Le ravissement de Lol V. Stein is a novel written by Marguerite Duras and published in France by Gallimard in 1964. The text was translated by Richard Seaver and published as The Ravishing of Lol Stein in the U.S. by Grove Press in 1966. The text was also translated by Eileen Ellenbogen in the UK as The rapture of Lol V. Stein for Hamish Hamilton in 1967.

==Plot==
At the beginning of the novel, Lola (Lol) Stein (her middle initial is omitted in the English translation) is a woman in her thirties. She was born and raised in South Tahla in a bourgeois family and is engaged to Michael Richardson at 19. However, at a ball in the seaside resort of Town Beach, Michael Richardson leaves Lol for Anne-Marie Stretter, an older woman. After a difficult recovery from this shock which marks her for the rest of her life, Lol marries John Bedford, a musician she meets on one of her daily walks. Lol moves away to Uxbridge with her husband.

Ten years later, with three children, Lol is an established woman. She returns with her family to South Tahla and moves into the house she grew up in. Lol goes on her daily walks as she did ten years before. She thinks she recognises Tatiana Karl one day, the friend who consoled her after her breakup with Michael Richardson. The man who accompanies Tatiana makes a deep impression on Lol.

Lol reestablishes contact with Tatiana and gets to know both her husband and her lover, Jack Hold. Lol is able to get information from Jack about events at the ball at Town Beach 10 years before. Lol reveals to Jack her interest in him but forbids him to stay with her instead of Tatiana.

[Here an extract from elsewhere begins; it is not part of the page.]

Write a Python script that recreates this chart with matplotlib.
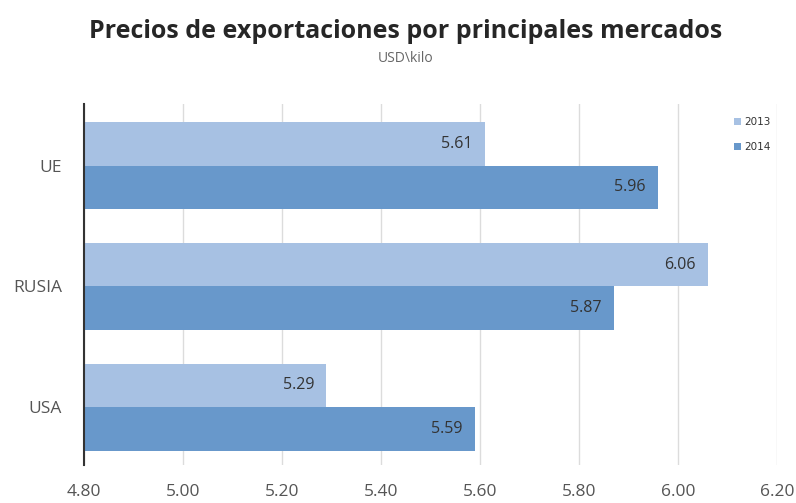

Lol spies on Tatiana and her lover but Jack notices her. One day Lol tells Jack that she has been to Town Beach alone and plans to return with him.

When they travel there together, Lol shows Jack the room where she and Michael Richardson had split up. Lol and Jack spend the night together. The next day, Jack has one last meeting with Tatiana Karl.

The novel is seen through the obsessive eyes of Jack Hold.